Panel width calculation for roll fold: To accommodate paper thickness, each inner panel must be narrower than the panel outside it:
- Outermost panel: full panel width
- Each successive inner panel: subtract 2× paper thickness
For a 4-panel roll fold on 0.15 mm paper with 100 mm outer panels:
- Panel 1 (outermost): 100.00 mm
- Panel 2: 99.70 mm (−0.30 mm)
- Panel 3: 99.40 mm (−0.60 mm)
- Panel 4 (innermost): 99.10 mm (−0.90 mm)
The total sheet width must equal the sum of all four panels. PDF Press calculates these panel widths automatically based on your paper thickness and desired finished size.
Creep in roll fold: The most significant of all folding schemes. The inner panels progressively shrink, and by the time you reach a 6-panel roll fold on thick card stock, the innermost panel can be 2–3 mm narrower than the outermost. This must be compensated during imposition by shifting content inward on each successive panel.
Custom Fold Positions and Fold Line Marks
Not every brochure follows a standard folding scheme. Custom folds — double parallel folds, double gate folds, engineering folds, map folds — allow unlimited creative possibilities, but each requires precise fold-line placement and creep compensation.
Custom fold positions in PDF Press:
- Select Custom Fold mode in the imposition settings.
- Enter fold positions as distances from the left or top edge of the sheet.
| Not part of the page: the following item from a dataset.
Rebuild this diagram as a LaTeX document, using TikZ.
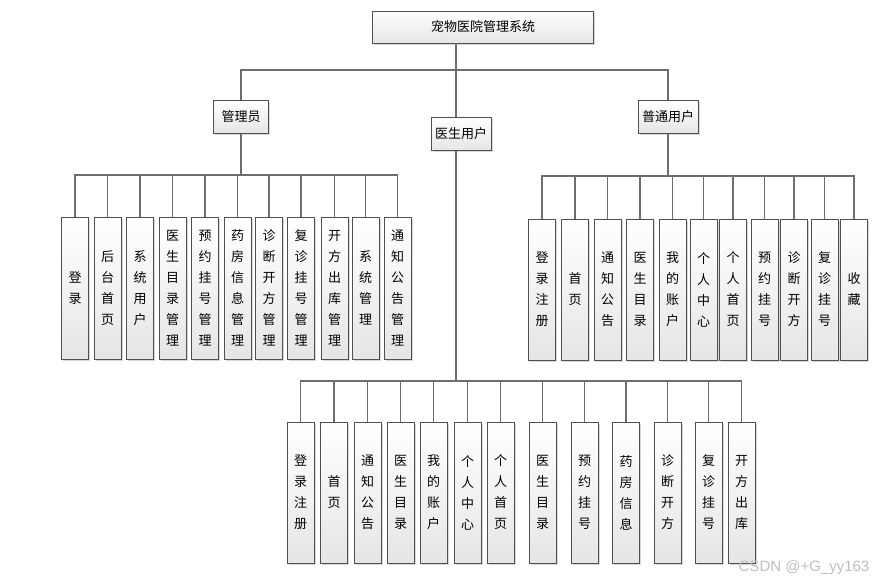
\documentclass[tikz,border=0pt]{standalone}
\usepackage{fontspec}
\setmainfont{Noto Sans CJK SC}
\newfontfamily\markfont{Liberation Sans}
\usetikzlibrary{shadows}
\definecolor{LineGray}{HTML}{6E6E6E}
\definecolor{EdgeGray}{HTML}{505050}

\tikzset{
  box/.style={draw=EdgeGray, line width=0.9pt, top color=white, bottom color=black!10,
    drop shadow={shadow xshift=1.5pt, shadow yshift=-1.5pt, fill=black!30},
    inner sep=0pt, align=center, font=\fontsize{13pt}{21pt}\selectfont},
  rolebox/.style={box, minimum height=33pt},
  leaf/.style={box, minimum width=27pt, minimum height=141pt},
  link/.style={draw=LineGray, line width=1.2pt}
}

\begin{document}
\begin{tikzpicture}[x=1pt, y=-1pt]
  \useasboundingbox (0,0) rectangle (877,584);

  % top level
  \node[box, minimum width=221pt, minimum height=32pt] (root) at (483,27) {宠物医院管理系统};
  \node[rolebox, minimum width=55pt] (admin) at (241,117) {管理员};
  \node[rolebox, minimum width=60pt] (doc) at (461,134) {医生用户};
  \node[rolebox, minimum width=60pt] (user) at (668,117) {普通用户};

  \coordinate (topbar) at (456,70);
  \coordinate (admbar) at (241,175);
  \coordinate (userbar) at (668,176);
  \coordinate (docbar) at (456,381);

  % admin functions
  \node[leaf, minimum height=142pt] (adm1) at (75,288) {登\\录};
  \node[leaf, minimum height=142pt] (adm2) at (107.5,288) {后\\台\\首\\页};
  \node[leaf, minimum height=142pt] (adm3) at (140,288) {系\\统\\用\\户};
  \node[leaf, minimum height=142pt] (adm4) at (172.5,288) {医\\生\\目\\录\\管\\理};
  \node[leaf, minimum height=142pt] (adm5) at (205,288) {预\\约\\挂\\号\\管\\理};
  \node[leaf, minimum height=142pt] (adm6) at (237.5,288) {药\\房\\信\\息\\管\\理};
  \node[leaf, minimum height=142pt] (adm7) at (269,288) {诊\\断\\开\\方\\管\\理};
  \node[leaf, minimum height=142pt] (adm8) at (301,288) {复\\诊\\挂\\号\\管\\理};
  \node[leaf, minimum height=142pt] (adm9) at (334.5,288) {开\\方\\出\\库\\管\\理};
  \node[leaf, minimum height=142pt] (adm10) at (365.5,288) {系\\统\\管\\理};
  \node[leaf, minimum height=142pt] (adm11) at (397.5,288) {通\\知\\公\\告\\管\\理};

  % user functions
  \node[leaf] (usr1) at (542,289.5) {登\\录\\注\\册};
  \node[leaf] (usr2) at (575,289.5) {首\\页};
  \node[leaf] (usr3) at (607.5,289.5) {通\\知\\公\\告};
  \node[leaf] (usr4) at (640,289.5) {医\\生\\目\\录};
  \node[leaf] (usr5) at (672.5,289.5) {我\\的\\账\\户};
  \node[leaf] (usr6) at (703.5,289.5) {个\\人\\中\\心};
  \node[leaf] (usr7) at (733,289.5) {个\\人\\首\\页};
  \node[leaf] (usr8) at (764.5,289.5) {预\\约\\挂\\号};
  \node[leaf] (usr9) at (794,289.5) {诊\\断\\开\\方};
  \node[leaf] (usr10) at (824.5,289.5) {复\\诊\\挂\\号};
  \node[leaf] (usr11) at (854,289.5) {收\\藏};

  % doctor functions
  \node[leaf] (dr1) at (300.5,492.5) {登\\录\\注\\册};
  \node[leaf] (dr2) at (334,492.5) {首\\页};
  \node[leaf] (dr3) at (367.5,492.5) {通\\知\\公\\告};
  \node[leaf] (dr4) at (400.5,492.5) {医\\生\\目\\录};
  \node[leaf] (dr5) at (433.5,492.5) {我\\的\\账\\户};
  \node[leaf] (dr6) at (467.5,492.5) {个\\人\\中\\心};
  \node[leaf] (dr7) at (500.5,492.5) {个\\人\\首\\页};
  \node[leaf] (dr8) at (542.5,492.5) {医\\生\\目\\录};
  \node[leaf] (dr9) at (584.5,492.5) {预\\约\\挂\\号};
  \node[leaf] (dr10) at (626,492.5) {药\\房\\信\\息};
  \node[leaf] (dr11) at (667.5,492.5) {诊\\断\\开\\方};
  \node[leaf] (dr12) at (708.5,492.5) {复\\诊\\挂\\号};
  \node[leaf] (dr13) at (741.5,492.5) {开\\方\\出\\库};

  % connectors
  \draw[link] (root.south -| topbar) -- (doc.north -| topbar);
  \draw[link] (topbar) -| (admin.north);
  \draw[link] (topbar) -| (user.north);
  \draw[link] (admin.south) -- (admbar);
  \draw[link] (user.south) -- (userbar);
  \draw[link] (doc.south -| docbar) -- (docbar);

  \draw[link] (adm1.north) |- (admbar) (adm2.north) |- (admbar) (adm3.north) |- (admbar)
    (adm4.north) |- (admbar) (adm5.north) |- (admbar) (adm6.north) |- (admbar)
    (adm7.north) |- (admbar) (adm8.north) |- (admbar) (adm9.north) |- (admbar)
    (adm10.north) |- (admbar) (adm11.north) |- (admbar);
  \draw[link] (usr1.north) |- (userbar) (usr2.north) |- (userbar) (usr3.north) |- (userbar)
    (usr4.north) |- (userbar) (usr5.north) |- (userbar) (usr6.north) |- (userbar)
    (usr7.north) |- (userbar) (usr8.north) |- (userbar) (usr9.north) |- (userbar)
    (usr10.north) |- (userbar) (usr11.north) |- (userbar);
  \draw[link] (dr1.north) |- (docbar) (dr2.north) |- (docbar) (dr3.north) |- (docbar)
    (dr4.north) |- (docbar) (dr5.north) |- (docbar) (dr6.north) |- (docbar)
    (dr7.north) |- (docbar) (dr8.north) |- (docbar) (dr9.north) |- (docbar)
    (dr10.north) |- (docbar) (dr11.north) |- (docbar) (dr12.north) |- (docbar)
    (dr13.north) |- (docbar);

  % watermark
  \node[text=black!25, font=\markfont\fontsize{15pt}{15pt}\selectfont] (mark) at (804,568) {CSDN @+G\_yy163};
\end{tikzpicture}
\end{document}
For example, a double parallel fold on A4 landscape might have fold lines at 74 mm and 148 mm from the left edge.
- Specify fold direction for each line: Mountain (fold upward) or Valley (fold downward). The direction determines which panel folds over which.
- Set paper thickness for automatic creep compensation on each panel.
- Preview the fold — the 3D preview shows the folded result with correct panel sizes and creep adjustments.
Fold line marks: Every fold line is indicated on the imposed PDF as a dashed line (1 mm dash, 1 mm gap) at 0.5 pt weight, positioned outside the trim area but inside the press sheet margin. Fold marks extend the full height (or width) of the sheet and include 3 mm bleed extensions at each end.
Score marks vs fold marks: For paper heavier than 170 gsm, folding without scoring produces cracking along the fold line. PDF Press can generate both fold marks and score marks — the fold mark indicates where the paper folds, and the score mark (a solid line at 0.25 pt) indicates where a scoring wheel or rule should press a channel into the paper before folding.